Bill Description: House Bill 675 would protect children from unnecessary, life-altering medical procedures by prohibiting medical providers from performing sex reassignment surgery on minors or prescribing puberty blockers to them.
Does it violate the spirit or the letter of either the U.S. Constitution or the Idaho Constitution? Examples include restrictions on speech, public assembly, the press, privacy, private property, or firearms. Conversely, does it restore or uphold the protections guaranteed in the U.S. Constitution or the Idaho Constitution?
The most fundamental duty of government is to protect the life and liberty of the individual. House Bill 675 serves to advance this goal by amending Section 18-1506B, Idaho Code, to protect minor children from predatory or irreversible medical practices designed to alter their natural physical development.

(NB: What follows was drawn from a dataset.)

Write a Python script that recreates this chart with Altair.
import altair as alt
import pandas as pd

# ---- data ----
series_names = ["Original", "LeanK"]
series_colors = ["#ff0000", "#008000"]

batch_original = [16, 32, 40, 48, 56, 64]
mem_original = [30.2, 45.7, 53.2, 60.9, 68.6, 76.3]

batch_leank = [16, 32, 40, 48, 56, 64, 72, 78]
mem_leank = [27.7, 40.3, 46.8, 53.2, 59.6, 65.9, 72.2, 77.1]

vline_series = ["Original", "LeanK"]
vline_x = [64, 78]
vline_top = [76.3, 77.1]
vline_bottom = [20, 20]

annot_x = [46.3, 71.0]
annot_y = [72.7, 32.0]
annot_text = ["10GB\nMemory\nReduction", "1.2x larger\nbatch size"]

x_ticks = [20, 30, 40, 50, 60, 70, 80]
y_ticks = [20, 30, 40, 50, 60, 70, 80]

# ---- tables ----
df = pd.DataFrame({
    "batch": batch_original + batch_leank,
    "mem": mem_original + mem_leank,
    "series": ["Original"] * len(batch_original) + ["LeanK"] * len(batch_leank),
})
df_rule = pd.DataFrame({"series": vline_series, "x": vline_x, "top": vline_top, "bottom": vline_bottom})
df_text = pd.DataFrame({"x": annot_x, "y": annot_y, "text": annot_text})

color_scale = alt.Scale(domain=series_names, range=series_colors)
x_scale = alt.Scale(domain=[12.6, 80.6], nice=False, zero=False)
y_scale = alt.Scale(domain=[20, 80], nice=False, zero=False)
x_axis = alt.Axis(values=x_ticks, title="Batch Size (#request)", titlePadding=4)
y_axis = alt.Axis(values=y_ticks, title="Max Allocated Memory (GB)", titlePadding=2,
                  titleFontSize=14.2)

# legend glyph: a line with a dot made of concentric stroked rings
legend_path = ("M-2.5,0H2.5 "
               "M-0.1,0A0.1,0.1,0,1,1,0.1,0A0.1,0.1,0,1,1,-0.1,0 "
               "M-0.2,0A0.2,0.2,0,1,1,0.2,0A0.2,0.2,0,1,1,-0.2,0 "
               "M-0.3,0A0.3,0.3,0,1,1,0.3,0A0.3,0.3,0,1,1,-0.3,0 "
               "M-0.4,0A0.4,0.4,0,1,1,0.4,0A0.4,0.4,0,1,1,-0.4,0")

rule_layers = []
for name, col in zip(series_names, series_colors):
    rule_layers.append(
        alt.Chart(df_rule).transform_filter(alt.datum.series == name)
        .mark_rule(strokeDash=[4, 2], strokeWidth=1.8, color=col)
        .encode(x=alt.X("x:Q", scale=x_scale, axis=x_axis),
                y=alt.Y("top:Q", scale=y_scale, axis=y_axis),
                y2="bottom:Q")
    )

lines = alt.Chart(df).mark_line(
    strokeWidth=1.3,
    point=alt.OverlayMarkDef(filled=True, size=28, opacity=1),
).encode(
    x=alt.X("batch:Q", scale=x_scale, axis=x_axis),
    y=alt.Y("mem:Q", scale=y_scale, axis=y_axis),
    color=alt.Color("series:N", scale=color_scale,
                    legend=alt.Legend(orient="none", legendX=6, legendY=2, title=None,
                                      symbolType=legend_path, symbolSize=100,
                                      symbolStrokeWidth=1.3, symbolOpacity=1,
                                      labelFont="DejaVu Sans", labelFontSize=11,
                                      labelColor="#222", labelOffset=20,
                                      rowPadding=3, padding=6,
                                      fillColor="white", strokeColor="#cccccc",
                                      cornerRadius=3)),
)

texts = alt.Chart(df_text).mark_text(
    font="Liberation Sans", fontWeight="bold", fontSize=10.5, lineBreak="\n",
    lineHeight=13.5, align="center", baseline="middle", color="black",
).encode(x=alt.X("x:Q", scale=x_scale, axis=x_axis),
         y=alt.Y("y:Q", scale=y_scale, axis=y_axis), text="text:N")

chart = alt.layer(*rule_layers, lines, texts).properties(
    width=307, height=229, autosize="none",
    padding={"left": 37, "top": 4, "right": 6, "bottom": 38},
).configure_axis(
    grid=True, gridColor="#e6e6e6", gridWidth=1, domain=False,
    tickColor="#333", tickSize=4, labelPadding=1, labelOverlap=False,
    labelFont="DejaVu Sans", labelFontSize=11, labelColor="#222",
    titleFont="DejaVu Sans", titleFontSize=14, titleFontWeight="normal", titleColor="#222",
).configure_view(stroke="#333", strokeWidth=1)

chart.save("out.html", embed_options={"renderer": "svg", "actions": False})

In much the same way that Idaho code protects children from adults who would rape or molest them, this law would protect children from adults who would sterilize or otherwise surgically mutilate them.

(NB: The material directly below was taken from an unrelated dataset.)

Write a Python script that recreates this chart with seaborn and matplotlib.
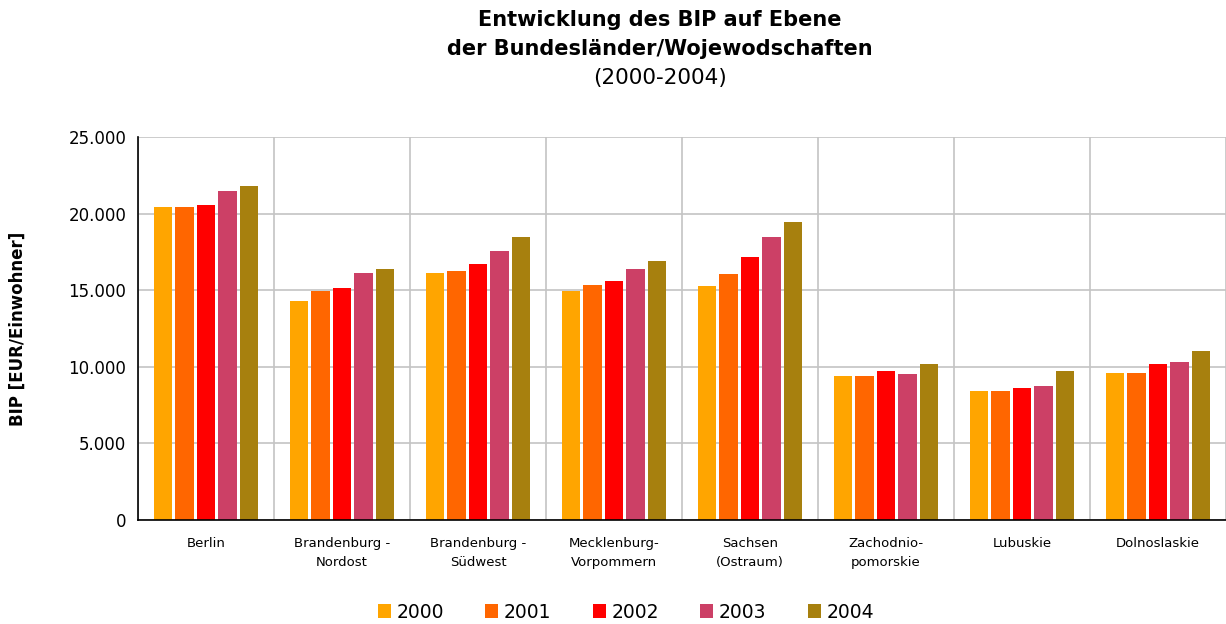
import numpy as np
import pandas as pd
import matplotlib
matplotlib.use("Agg")
import matplotlib.pyplot as plt
import seaborn as sns
from matplotlib.ticker import FuncFormatter, MultipleLocator

# Données (EUR par habitant)
regions = ["Berlin", "Brandenburg -\nNordost", "Brandenburg -\nSüdwest",
           "Mecklenburg-\nVorpommern", "Sachsen\n(Ostraum)", "Zachodnio-\npomorskie",
           "Lubuskie", "Dolnoslaskie"]
years = ["2000", "2001", "2002", "2003", "2004"]
bip_2000 = [20430, 14300, 16120, 14950, 15270, 9400, 8420, 9600]
bip_2001 = [20430, 14950, 16250, 15340, 16060, 9400, 8420, 9600]
bip_2002 = [20560, 15140, 16710, 15600, 17170, 9730, 8620, 10180]
bip_2003 = [21470, 16120, 17560, 16380, 18470, 9530, 8750, 10310]
bip_2004 = [21800, 16380, 18470, 16910, 19450, 10180, 9730, 11030]
colors = ["#FFA500", "#FF6600", "#FF0000", "#CC4066", "#A7800E"]

series = [bip_2000, bip_2001, bip_2002, bip_2003, bip_2004]
df = pd.DataFrame({
    "region": regions * len(years),
    "year": [y for y in years for _ in regions],
    "bip": [v for s in series for v in s],
})

sns.set_style("white")
plt.rcParams["font.family"] = ["DejaVu Sans"]
plt.rcParams["text.color"] = "black"
plt.rcParams["axes.labelcolor"] = "black"
plt.rcParams["xtick.color"] = "black"
plt.rcParams["ytick.color"] = "black"

fig = plt.figure(figsize=(12.26, 6.24), dpi=100)
ax = fig.add_axes([138 / 1226, 1 - 520 / 624, 1088 / 1226, 383 / 624])

sns.barplot(data=df, x="region", y="bip", hue="year", palette=colors,
            width=0.79, gap=0.13, saturation=1, linewidth=0, ax=ax, legend=True)

ax.set_ylim(0, 25000)
ax.set_xlim(-0.5, len(regions) - 0.5)
ax.yaxis.set_major_locator(MultipleLocator(5000))
ax.yaxis.set_major_formatter(FuncFormatter(lambda v, p: f"{int(v):,}".replace(",", ".")))
ax.xaxis.set_minor_locator(MultipleLocator(1, offset=0.5))
ax.set_axisbelow(True)
ax.grid(axis="y", which="major", color="#C4C4C4", linewidth=1.2)
ax.grid(axis="x", which="minor", color="#C4C4C4", linewidth=1.2)
ax.tick_params(axis="x", which="major", length=0, pad=12, labelsize=9.5, labelcolor="black")
ax.tick_params(axis="x", which="minor", length=5, width=1, color="black", direction="out")
ax.tick_params(axis="y", length=5, width=1, color="black", direction="out", labelsize=12,
               labelcolor="black")
for lbl in ax.get_xticklabels():
    lbl.set_linespacing(1.6)

for side in ["top", "right"]:
    ax.spines[side].set_visible(False)
ax.spines["left"].set_color("black")
ax.spines["bottom"].set_color("black")
ax.spines["left"].set_linewidth(1.2)
ax.spines["bottom"].set_linewidth(1.2)

ax.set_xlabel("")
ax.set_ylabel("BIP [EUR/Einwohner]", fontsize=12, fontweight="bold", labelpad=30, color="black")

title_x = 660 / 1226
fig.text(title_x, 1 - 20 / 624, "Entwicklung des BIP auf Ebene", ha="center", va="center",
         fontsize=15, fontweight="bold", color="black")
fig.text(title_x, 1 - 49 / 624, "der Bundesländer/Wojewodschaften", ha="center", va="center",
         fontsize=15, fontweight="bold", color="black")
fig.text(title_x, 1 - 78 / 624, "(2000-2004)", ha="center", va="center", fontsize=15.5,
         color="black")

handles, labels = ax.get_legend_handles_labels()
ax.legend_.remove()
fig.legend(handles, labels, loc="center", bbox_to_anchor=(626 / 1226, 1 - 612 / 624), ncol=5,
           frameon=False, fontsize=13.5, handlelength=0.7, handleheight=0.7,
           handletextpad=0.3, columnspacing=2.2)

fig.savefig("out.png", dpi=100)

House Bill 675 acknowledges that "medical intervention that results in the impairment and mutilation of the reproductive organs and parts of a child is never necessary to the health of the child on whom it is performed if it is for the sole purpose of attempting to change or affirm the child's perception of the child's sex if that perception is inconsistent with the child's biological sex."
Specifically, House Bill 675 prohibits medical providers from engaging in certain practices and procedures on a child that are intended to "change or affirm the child's perception of the child's sex if that perception is inconsistent with the child's biological sex."

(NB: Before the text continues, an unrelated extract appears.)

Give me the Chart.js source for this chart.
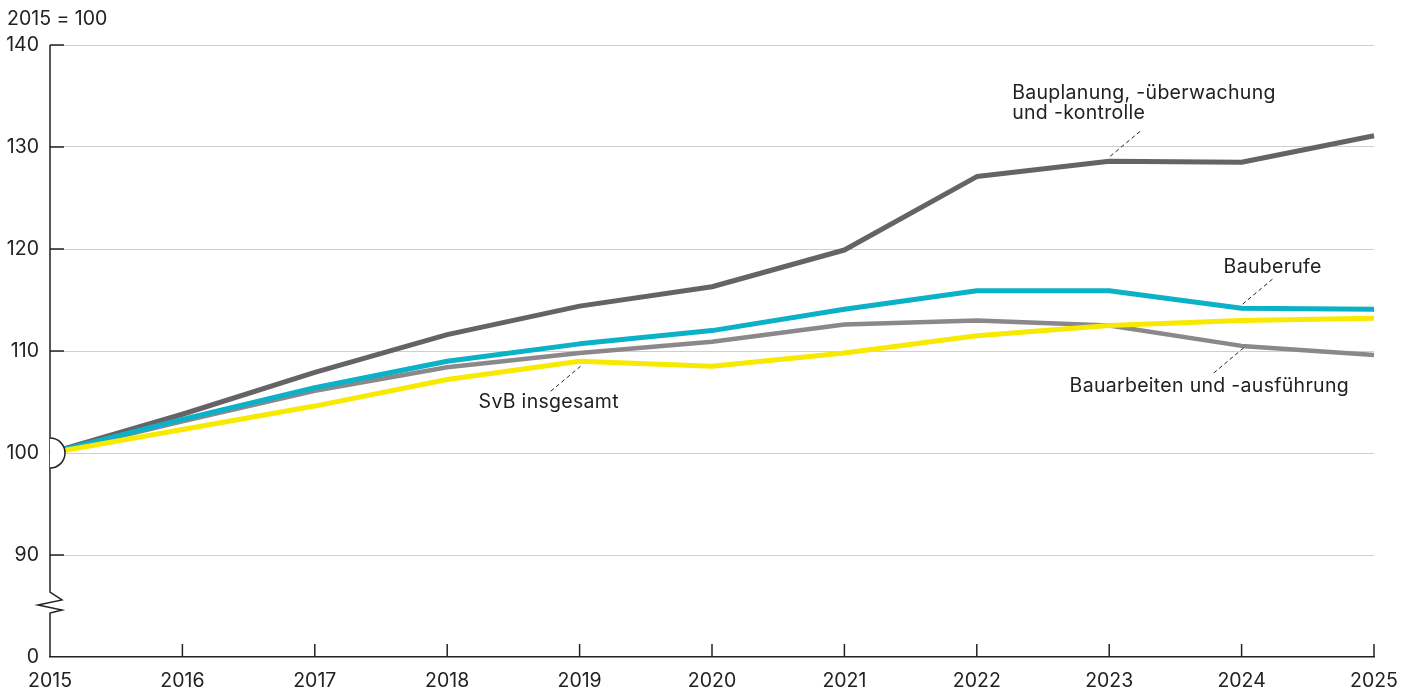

These prohibitions include performing surgeries (popularly known as sex reassignment surgeries) on minors that "sterilize or mutilate" them, prescribing them drugs commonly known as puberty blockers, or prescribing large doses of testosterone to a girl or estrogen to a boy.
The protections established by this bill only apply to children. Upon reaching the age of 18, which is also the age of consent in Idaho, individuals will still be free to seek out providers of sterilization or surgical alteration if that is their choice.
House Bill 675 creates a necessary and logical exception to the prohibitions detailed above by exempting minors who have "external biological sex characteristics that are ambiguous and irresolvable" and those who do not have "the normal sex chromosome structure for a male or female."